As excited as my mother must have been about having me, she tells me that she felt like a child herself. She was just twenty-three, and my father was twenty-nine. She was really nervous about her baby boy and wanted to protect him from the evils of the world at that time-the Commies, nuclear proliferation, and, most important, the invasion of germs.

Whenever somebody came over to see her baby, God forbid they should touch little Howard's teeny fingers. As soon as they left, she would take me into the bathroom and scrub my hands with soap and water. If somebody sniffled and touched my crib, my mother would mark the spot in her mind. She would remember that it was two inches to the left of the headboard, and again, as soon as that person left the room, she would hit that spot with the Lysol, putting me back in my sterile environment.

You might think this was over the top, but the apple didn't fall far from the tree. The first and all recollections I have of visiting my grandparents on my mother's side were of approaching the house and seeing my "bubbie" outside the front door on her hands and knees, waxing the concrete veranda. Waxing. Concrete. Outside. There was no way she was going to allow anyone to track filth into her home. She believed that this was the first line of defense toward maintaining a safe environment-that is, if you ignored the fact that it was very easy to slip and break your neck before you rang the doorbell. Let's weigh the odds here: no dirt on your feet, or a broken neck. She seemed to lean in favor of no dirt on the feet.

Once you were inside, not much changed. As in many homes in the Northeast and Midwest, inside the door there was a tray where you could remove your boots so you didn't track mud and snow into the house. I know there was a boot tray, but my grandmother's was covered in newspaper, because God forbid the boots should touch the tray. In fact, I don't think I ever touched any of the furniture or carpets in her house because it was all covered with plastic. Everything was hermetically sealed in its place.

So when I now see a picture of me as an infant, posed on a chair in my living room and separated from that chair by a sheet of plastic, it seems to make some sense.

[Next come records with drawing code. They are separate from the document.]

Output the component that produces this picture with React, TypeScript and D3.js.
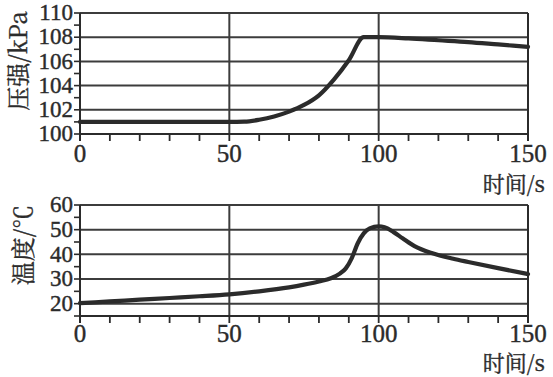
import React from "react";
import * as d3 from "d3";

const pressureTime = [0, 10, 20, 30, 40, 50, 55, 60, 65, 70, 75, 80, 85, 90, 95, 100, 110, 120, 130, 140, 150];
const pressureValues = [101, 101, 101, 101, 101, 101, 101.02, 101.18, 101.45, 101.85, 102.4, 103.2, 104.5, 106.1, 108, 108, 107.9, 107.75, 107.6, 107.4, 107.2];

const tempTime = [0, 10, 20, 30, 40, 50, 60, 70, 75, 80, 84, 87, 89, 91, 93, 95, 97, 100, 102, 105, 108, 112, 118, 125, 130, 140, 150];
const tempValues = [20.2, 20.9, 21.6, 22.3, 23, 23.8, 25, 26.6, 27.7, 29, 30.3, 32.2, 34.3, 38.5, 44.5, 48.5, 50.5, 51.3, 51, 49, 46.5, 43.3, 40.4, 38.2, 36.9, 34.4, 32];

const xTickLabels = [0, 50, 100, 150];
const pressureTicks = [100, 102, 104, 106, 108, 110];
const tempTicks = [20, 30, 40, 50, 60];
const xTitle = "时间/s";
const pressureTitle = "压强/kPa";
const tempTitle = "温度/℃";

const W = 553;
const H = 377;
const ink = "#2b2b2b";
const grid = "#3c3c3c";
const numFont = "Liberation Serif";
const cjkFont = "Noto Serif CJK SC";

type PanelProps = {
  times: number[];
  values: number[];
  yDomain: [number, number];
  yRange: [number, number];
  yTicks: number[];
  yMinorStep: number;
  yTitle: string;
  titleX: number;
  titleY: number;
  xLabelBaseline: number;
  xTitleBaseline: number;
};

const x = d3.scaleLinear().domain([0, 150]).range([80, 528]);

function Panel(p: PanelProps) {
  const y = d3.scaleLinear().domain(p.yDomain).range(p.yRange);
  const data = p.times.map((t, i) => [t, p.values[i]] as [number, number]);
  const line = d3
    .line<[number, number]>()
    .x((d) => x(d[0]))
    .y((d) => y(d[1]))
    .curve(d3.curveMonotoneX);
  const minor = d3.range(p.yDomain[0], p.yDomain[1] + 0.001, p.yMinorStep);
  const xMinor = d3.range(0, 151, 10);
  const [y0, y1] = p.yRange;
  return (
    <g>
      {p.yTicks.map((v) => (
        <line key={"g" + v} x1={x(0)} x2={x(150)} y1={y(v)} y2={y(v)} stroke={grid} strokeWidth={2} />
      ))}
      {[50, 100].map((v) => (
        <line key={"v" + v} x1={x(v)} x2={x(v)} y1={y1} y2={y0} stroke={grid} strokeWidth={2} />
      ))}
      <line x1={x(0)} x2={x(150)} y1={y0} y2={y0} stroke={ink} strokeWidth={2} />
      <line x1={x(0)} x2={x(150)} y1={y1} y2={y1} stroke={grid} strokeWidth={2} />
      <line x1={x(0)} x2={x(0)} y1={y1} y2={y0 + 7} stroke={ink} strokeWidth={2} />
      <line x1={x(150)} x2={x(150)} y1={y1} y2={y0 + 7} stroke={ink} strokeWidth={2} />
      {minor.map((v) => (
        <line key={"m" + v} x1={x(0) - 6} x2={x(0)} y1={y(v)} y2={y(v)} stroke={ink} strokeWidth={1.6} />
      ))}
      {xMinor.map((v) => (
        <line key={"xt" + v} x1={x(v)} x2={x(v)} y1={y0} y2={y0 + 7} stroke={ink} strokeWidth={1.8} />
      ))}
      {p.yTicks.map((v) => (
        <text key={"yl" + v} x={x(0) - 7} y={y(v) + 7.2} textAnchor="end" fontFamily={numFont} fontSize={23} fill={ink} stroke={ink} strokeWidth={0.4}>
          {v}
        </text>
      ))}
      {xTickLabels.map((v) => (
        <text key={"xl" + v} x={x(v)} y={p.xLabelBaseline} textAnchor="middle" fontFamily={numFont} fontSize={25} fill={ink} stroke={ink} strokeWidth={0.4}>
          {v}
        </text>
      ))}
      <text x={545} y={p.xTitleBaseline} textAnchor="end" fontFamily={cjkFont} fontSize={22} fill={ink} stroke={ink} strokeWidth={0.4}>
        {xTitle}
      </text>
      <text
        transform={`translate(${p.titleX},${p.titleY}) rotate(-90)`}
        textAnchor="middle"
        fontFamily={cjkFont}
        fontSize={24}
        fill={ink}
        stroke={ink}
        strokeWidth={0.4}
      >
        {p.yTitle}
      </text>
      <path d={line(data) || ""} fill="none" stroke={ink} strokeWidth={4.2} strokeLinejoin="round" strokeLinecap="round" />
    </g>
  );
}

export default function App() {
  return (
    <svg width={W} height={H} style={{ position: "absolute", left: 0, top: 0, background: "#fff" }}>
      <rect width={W} height={H} fill="#fff" />
      <Panel
        times={pressureTime}
        values={pressureValues}
        yDomain={[100, 110]}
        yRange={[134, 13]}
        yTicks={pressureTicks}
        yMinorStep={1}
        yTitle={pressureTitle}
        titleX={27}
        titleY={61}
        xLabelBaseline={162}
        xTitleBaseline={192}
      />
      <Panel
        times={tempTime}
        values={tempValues}
        yDomain={[15, 60]}
        yRange={[316, 205]}
        yTicks={tempTicks}
        yMinorStep={5}
        yTitle={tempTitle}
        titleX={32}
        titleY={245}
        xLabelBaseline={342}
        xTitleBaseline={371}
      />
    </svg>
  );
}
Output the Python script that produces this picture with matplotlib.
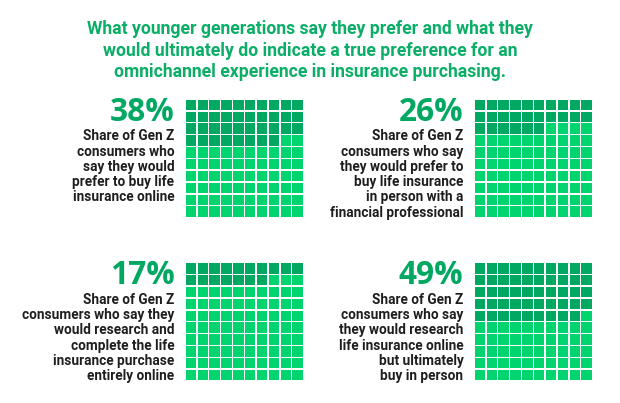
import matplotlib.pyplot as plt
from matplotlib.patches import Rectangle

# Chart data
percents = [38, 26, 17, 49]
captions = [
    ["Share of Gen Z", "consumers who", "say they would", "prefer to buy life", "insurance online"],
    ["Share of Gen Z", "consumers who say", "they would prefer to", "buy life insurance",
     "in person with a", "financial professional"],
    ["Share of Gen Z", "consumers who say they", "would research and", "complete the life",
     "insurance purchase", "entirely online"],
    ["Share of Gen Z", "consumers who say", "they would research", "life insurance online",
     "but ultimately", "buy in person"],
]
title_lines = [
    "What younger generations say they prefer and what they",
    "would ultimately do indicate a true preference for an",
    "omnichannel experience in insurance purchasing.",
]

dark_green = '#00a862'
light_green = '#00d46f'
title_green = '#0aae66'
text_color = '#1e1e1e'

W, H = 620, 403
fig = plt.figure(figsize=(W / 100, H / 100), dpi=100)
plt.rcParams['font.family'] = ['Roboto', 'DejaVu Sans']

# title
for i, line in enumerate(title_lines):
    fig.text(310 / W, 1 - (29 + i * 21.5) / H, line, ha='center', va='center',
             fontsize=12.7, fontweight='bold', color=title_green)

# waffle panel positions (pixels: grid left, grid top)
grid_pos = [(185, 99), (474, 99), (185, 262.5), (474, 262.5)]
grid_size = 118.5

for pct, lines, (gx, gy) in zip(percents, captions, grid_pos):
    ax = fig.add_axes([gx / W, 1 - (gy + grid_size) / H, grid_size / W, grid_size / H])
    for k in range(100):
        row, col = divmod(k, 10)
        color = dark_green if k < pct else light_green
        ax.add_patch(Rectangle((col + 0.06, 9 - row + 0.06), 0.88, 0.88,
                               facecolor=color, edgecolor='none'))
    ax.set_xlim(0, 10)
    ax.set_ylim(0, 10)
    ax.axis('off')

    tx = (gx - 10.5) / W
    num_y = gy + 13.5
    fig.text(tx, 1 - num_y / H, f"{pct}%", ha='right', va='center',
             fontsize=22.8, fontweight='bold', color=dark_green, family='Open Sans')
    for j, line in enumerate(lines):
        fig.text(tx, 1 - (num_y + 24 + j * 15.2) / H, line, ha='right', va='center',
                 fontsize=9.8, fontweight='bold', color=text_color)

fig.savefig('out.png', dpi=100)
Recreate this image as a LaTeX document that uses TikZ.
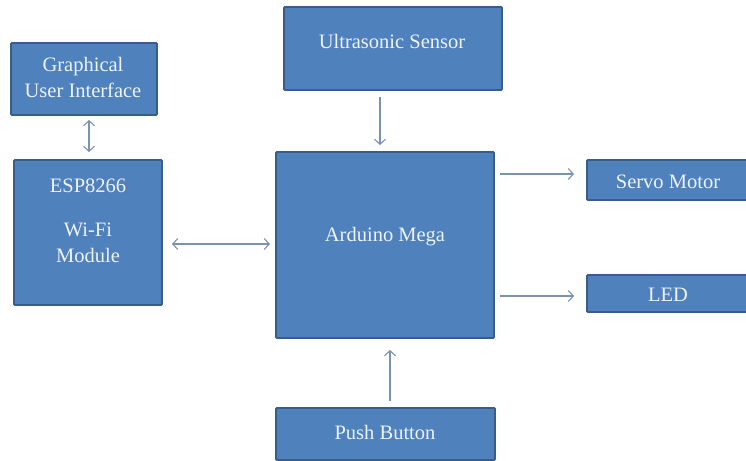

I started my life with the cleanest of slates, so to speak. Everything went swimmingly well for Howard for those first two and a half years in what was metaphorically a perfectly chlorinated pool. But then comes my first memory of infancy. I may not be accurately depicting the facts, but I promise you I'm accurately depicting my memory.

In the last week of October 1957, my mother disappeared. My dad went off to work during the day, driving a cab, and a strange woman showed up at the house to take care of me.

I think her name was Mrs. Weatherburn. I can't remember her name as accurately as I can remember the fact that she wore dentures. I didn't know what dentures were at the time, which made things worse. In addition to being terrorized by the fact that my mother was gone, I had to deal with an old woman who would go into our bathroom in the morning, put her fingers in her mouth, rip out all her teeth in one piece, brush them in front of me, and then put them back into her face.